Antonio Carlos Egypto
OS FALSÁRIOS (Die Fälscher). Áustria, 2007. Direção: Stefan Ruzowitzky.
Com: Karl Markovics, Augusto Diehl, Devid Striesow e Martin Brambach. 98 min.
O nazismo e o holocausto parecem um tema absolutamente inesgotável, tantos e tão variados filmes já foram feitos sobre o assunto, assim como toneladas de coisas foram escritas, que a sensação que a gente poderia ter é de que não há mais nada a dizer, documental ou ficcionalmente, que já não tenha sido dito.
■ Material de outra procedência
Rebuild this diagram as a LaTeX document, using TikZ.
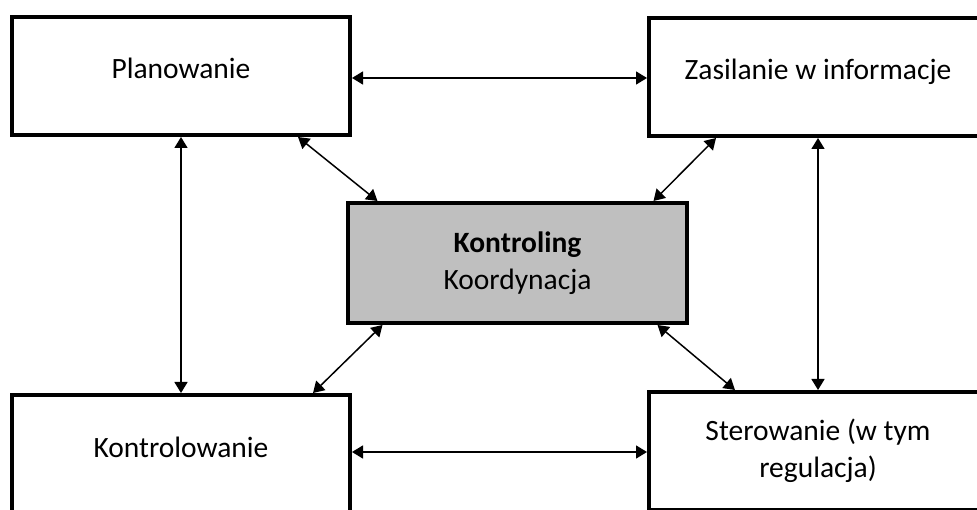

No cinema, a guerra, e o holocausto em particular, chegam a se constituir num gênero, com a previsibilidade de personagens e situações que costumam caracterizar os gêneros cinematográficos. No entanto, parece que há sempre algo de novo ou original, ou pelo menos algum ângulo novo que ainda merece ser mostrado. Filmes como “O Leitor” e “O menino do pijama listrado” são exemplos de tramas criativas e que abordam o tema do holocausto sob aspectos incomuns, e justificam plenamente a sua existência como películas capazes de estimular o nosso espírito crítico e a nossa sensibilidade. Já a refacção de “Operação Valquíria” é um exemplo frágil da abordagem do assunto, sem acrescentar nada de novo,
Chega até nós, agora “Os Falsários”, filme austríaco de 2007 que venceu o Oscar de Filme Estrangeiro do ano. E novamente um aspecto inusitado, mas relevante do período nazista na Segunda Guerra Mundial, aparece. A história de um falsificador de dinheiro, judeu, que acaba num campo de concentração e lá concorda em participar de uma operação de falsificação que pretendia financiar esforços de guerra nazistas, além de minar as economias dos aliados. Isto em troca de ter sua vida preservada, além do acesso a alguns confortos inimagináveis naquelas circunstâncias, como camas com colchões macios.
A “Operação Bernhard”, como foi chamada a verdadeira oficina de falsificação montada com a ajuda de prisioneiros selecionados de outros campos para compor uma equipe técnica e tecnologicamente evoluída, sob o comando do personagem central Salomon Sorowitsch (Karl Markovics), é uma coisa espantosa, difícil de conceber, naquele momento e naquele lugar.
A história é muito boa, não importando até onde ela é fiel aos fatos reais que a teriam inspirado. Como ela coloca uma questão limite, dá margem a muitos questionamentos éticos. Por exemplo: Como posso me sentir protegido e tranquilo, quando tudo à minha volta é horror e morte? Até onde vale a pena colaborar para salvar a vida? Até onde se pode ir para preservar a própria vida? Qual o limite que, se ultrapassado, já não valeria mais a pena viver? O que pode ser heróico numa situação dessas? Ou como se sustenta uma postura de enfrentamento heróico, como a mostrada em um dos personagens? Nesse sentido, as questões que podemos nos colocar a partir do que o filme traz ultrapassam o contexto concreto em que estão inseridas.
A trama, porém, nos coloca novamente em contato com o nazismo e o holocausto. Não será um assunto muito batido, já esgotado? Vejamos o que diz o diretor Stefan Ruzowitzky, respondendo à questão: “Você tem um interesse especial pela Era Nazista?
A resposta: “Quando você vive num país como a Áustria, onde os partidos de direita FPÖ e BZÖ, com a sua aproximação intolerável com a ideologia nazista, que constantemente conseguem abocanhar 20% dos votos e ainda têm o direito de participar da administração do governo do país, o que já seria intolerável – você simplesmente tem necessidades urgentes de confrontar esses assuntos agora e sempre”.
Claro, é por aí mesmo. Que tudo isto tenha existido e possa voltar a existir, por mais remota que seja essa chance, credencia essa filmografia séria que trata do assunto. E que ele continue a ser abordado, para que ninguém possa se esquecer desses horrores. E, pelo jeito, ainda haverá muita trama criativa a ser engendrada a partir de tudo isso que a humanidade não deveria ter vivido, mas, infelizmente, viveu.